Uno dei luoghi comuni più ricorrenti nel giornalismo è che le buone notizie "non fanno vendere". Come tutti i luoghi comuni, anche questo ha un fondo di verità: quello che fa vendere, infatti, sono le notizie e basta. Buone o cattive che siano.
Ma in un mondo ormai dominato dall'inquietudine e dalla paura, in cui i media sembrano comunicare solo preoccupazioni, ansie e allarmi, diventa sempre più cruciale il compito di chi seleziona le notizie, individua i luoghi dove andarle a cercare, sceglie le parti da raccontare. Il giornalismo ufficiale ha sempre rifiutato qualsiasi discussione sul suo ruolo "pedagogico". Un rifiuto giustificato dal timore di mettere in pericolo i fondamenti della professione: l"indipendenza, il diritto di cronaca, l'imparzialità.
Dopo l"incontro del 2006 su "La città crudele", in questa seconda edizione di Redattore Sociale Milano apriamo la discussione su un altro di quei fondamenti, che non ha nulla a che fare con la pedagogia: la responsabilità. Vogliamo declinare questa parola soprattutto dal punto di vista tecnico, pensando a chi quotidianamente incontra i fenomeni e i problemi acuti di una metropoli.
Crediamo che il giornalista responsabile non dovrebbe aver paura di portare alla luce anche gli aspetti positivi di una storia, di lasciar filtrare i segni di speranza che fanno parte, sempre, di ogni vicenda, comprese quelle peggiori. Non dovrebbe lasciarsi imprigionare dal presunto "dovere" esclusivo di emozionare e scandalizzare, di far inorridire e indignare (per lasciare poi ad altri la funzione di "ricreare" il pubblico, rassicurandolo con la banalità).

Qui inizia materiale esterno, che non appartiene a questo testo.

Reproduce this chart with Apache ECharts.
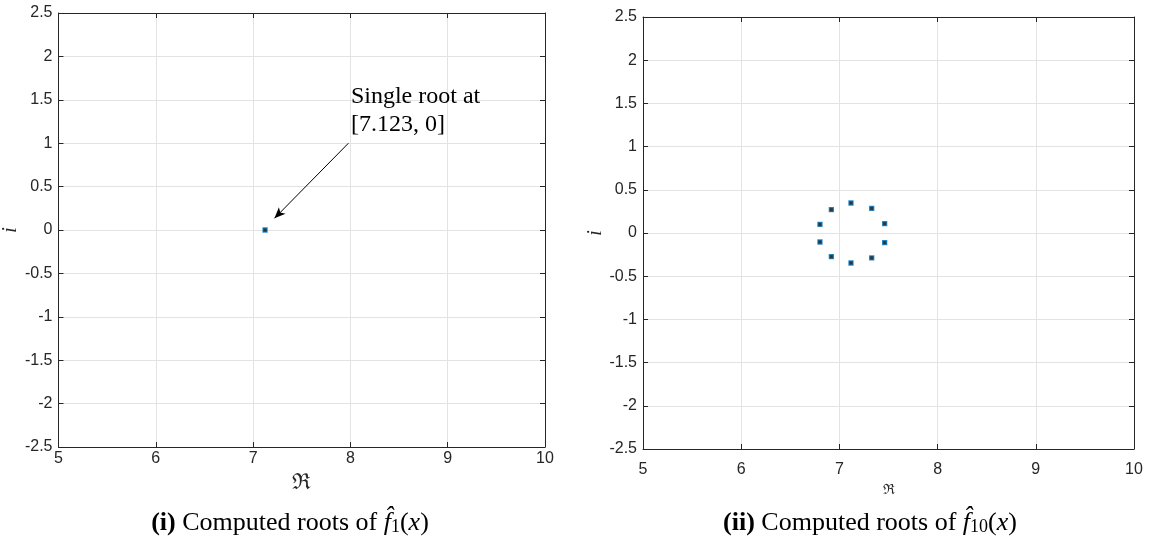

Il giornalista responsabile dovrebbe solo trovare le notizie, buone o cattive che siano. E proporle, nei limiti del possibile, in tutte le loro sfaccettature. Solo così potrà assolvere al servizio che sta alla base del suo mestiere: aiutarci a interpretare giorno dopo giorno il mondo in cui viviamo. E magari a farci tener viva la speranza che è sempre possibile migliorare il peggio.